→ **MATERIAL SHOWN**:
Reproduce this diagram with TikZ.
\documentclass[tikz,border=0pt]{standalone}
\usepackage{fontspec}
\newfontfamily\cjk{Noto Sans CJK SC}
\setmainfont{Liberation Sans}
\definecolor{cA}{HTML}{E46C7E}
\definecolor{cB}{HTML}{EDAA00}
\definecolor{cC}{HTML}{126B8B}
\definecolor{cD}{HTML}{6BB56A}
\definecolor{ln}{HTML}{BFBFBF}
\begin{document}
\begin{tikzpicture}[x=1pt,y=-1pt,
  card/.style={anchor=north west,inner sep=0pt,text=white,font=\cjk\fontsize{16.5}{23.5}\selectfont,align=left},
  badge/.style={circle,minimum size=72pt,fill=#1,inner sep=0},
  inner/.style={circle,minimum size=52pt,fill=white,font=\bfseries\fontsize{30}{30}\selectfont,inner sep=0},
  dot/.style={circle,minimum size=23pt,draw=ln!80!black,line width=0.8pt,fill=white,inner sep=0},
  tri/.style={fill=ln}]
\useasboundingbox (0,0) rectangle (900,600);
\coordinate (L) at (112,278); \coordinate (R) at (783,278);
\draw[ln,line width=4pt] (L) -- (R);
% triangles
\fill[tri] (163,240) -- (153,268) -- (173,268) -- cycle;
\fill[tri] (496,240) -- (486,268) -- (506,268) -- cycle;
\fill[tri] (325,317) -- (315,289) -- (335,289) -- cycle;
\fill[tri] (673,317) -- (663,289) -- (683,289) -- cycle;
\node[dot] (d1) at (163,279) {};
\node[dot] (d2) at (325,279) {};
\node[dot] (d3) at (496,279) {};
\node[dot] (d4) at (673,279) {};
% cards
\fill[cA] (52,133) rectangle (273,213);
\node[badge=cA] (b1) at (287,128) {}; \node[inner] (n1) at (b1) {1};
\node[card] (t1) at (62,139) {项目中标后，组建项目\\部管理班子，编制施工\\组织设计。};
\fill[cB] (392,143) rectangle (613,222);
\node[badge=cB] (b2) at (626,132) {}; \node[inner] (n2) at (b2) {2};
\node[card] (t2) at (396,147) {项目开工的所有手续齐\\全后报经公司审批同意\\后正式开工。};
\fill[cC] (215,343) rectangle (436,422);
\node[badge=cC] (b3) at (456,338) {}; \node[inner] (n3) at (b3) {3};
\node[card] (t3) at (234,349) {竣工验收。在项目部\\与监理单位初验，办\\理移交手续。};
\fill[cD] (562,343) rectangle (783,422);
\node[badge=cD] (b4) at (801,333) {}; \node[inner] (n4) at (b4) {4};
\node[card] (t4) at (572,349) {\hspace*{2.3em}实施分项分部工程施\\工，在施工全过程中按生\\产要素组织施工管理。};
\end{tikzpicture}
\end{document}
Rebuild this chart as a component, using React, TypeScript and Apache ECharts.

→ **WHAT YOU NEED TO DO**: Extract the data exactly as given.

→ **COMPLETED TASK**:
Reproduce this diagram with TikZ.
\documentclass[tikz,border=0pt]{standalone}
\usepackage{fontspec}
\newfontfamily\cjk{Noto Sans CJK SC}
\setmainfont{Liberation Sans}
\definecolor{cA}{HTML}{E46C7E}
\definecolor{cB}{HTML}{EDAA00}
\definecolor{cC}{HTML}{126B8B}
\definecolor{cD}{HTML}{6BB56A}
\definecolor{ln}{HTML}{BFBFBF}
\begin{document}
\begin{tikzpicture}[x=1pt,y=-1pt,
  card/.style={anchor=north west,inner sep=0pt,text=white,font=\cjk\fontsize{16.5}{23.5}\selectfont,align=left},
  badge/.style={circle,minimum size=72pt,fill=#1,inner sep=0},
  inner/.style={circle,minimum size=52pt,fill=white,font=\bfseries\fontsize{30}{30}\selectfont,inner sep=0},
  dot/.style={circle,minimum size=23pt,draw=ln!80!black,line width=0.8pt,fill=white,inner sep=0},
  tri/.style={fill=ln}]
\useasboundingbox (0,0) rectangle (900,600);
\coordinate (L) at (112,278); \coordinate (R) at (783,278);
\draw[ln,line width=4pt] (L) -- (R);
% triangles
\fill[tri] (163,240) -- (153,268) -- (173,268) -- cycle;
\fill[tri] (496,240) -- (486,268) -- (506,268) -- cycle;
\fill[tri] (325,317) -- (315,289) -- (335,289) -- cycle;
\fill[tri] (673,317) -- (663,289) -- (683,289) -- cycle;
\node[dot] (d1) at (163,279) {};
\node[dot] (d2) at (325,279) {};
\node[dot] (d3) at (496,279) {};
\node[dot] (d4) at (673,279) {};
% cards
\fill[cA] (52,133) rectangle (273,213);
\node[badge=cA] (b1) at (287,128) {}; \node[inner] (n1) at (b1) {1};
\node[card] (t1) at (62,139) {项目中标后，组建项目\\部管理班子，编制施工\\组织设计。};
\fill[cB] (392,143) rectangle (613,222);
\node[badge=cB] (b2) at (626,132) {}; \node[inner] (n2) at (b2) {2};
\node[card] (t2) at (396,147) {项目开工的所有手续齐\\全后报经公司审批同意\\后正式开工。};
\fill[cC] (215,343) rectangle (436,422);
\node[badge=cC] (b3) at (456,338) {}; \node[inner] (n3) at (b3) {3};
\node[card] (t3) at (234,349) {竣工验收。在项目部\\与监理单位初验，办\\理移交手续。};
\fill[cD] (562,343) rectangle (783,422);
\node[badge=cD] (b4) at (801,333) {}; \node[inner] (n4) at (b4) {4};
\node[card] (t4) at (572,349) {\hspace*{2.3em}实施分项分部工程施\\工，在施工全过程中按生\\产要素组织施工管理。};
\end{tikzpicture}
\end{document}
Rebuild this chart as a component, using React, TypeScript and Apache ECharts.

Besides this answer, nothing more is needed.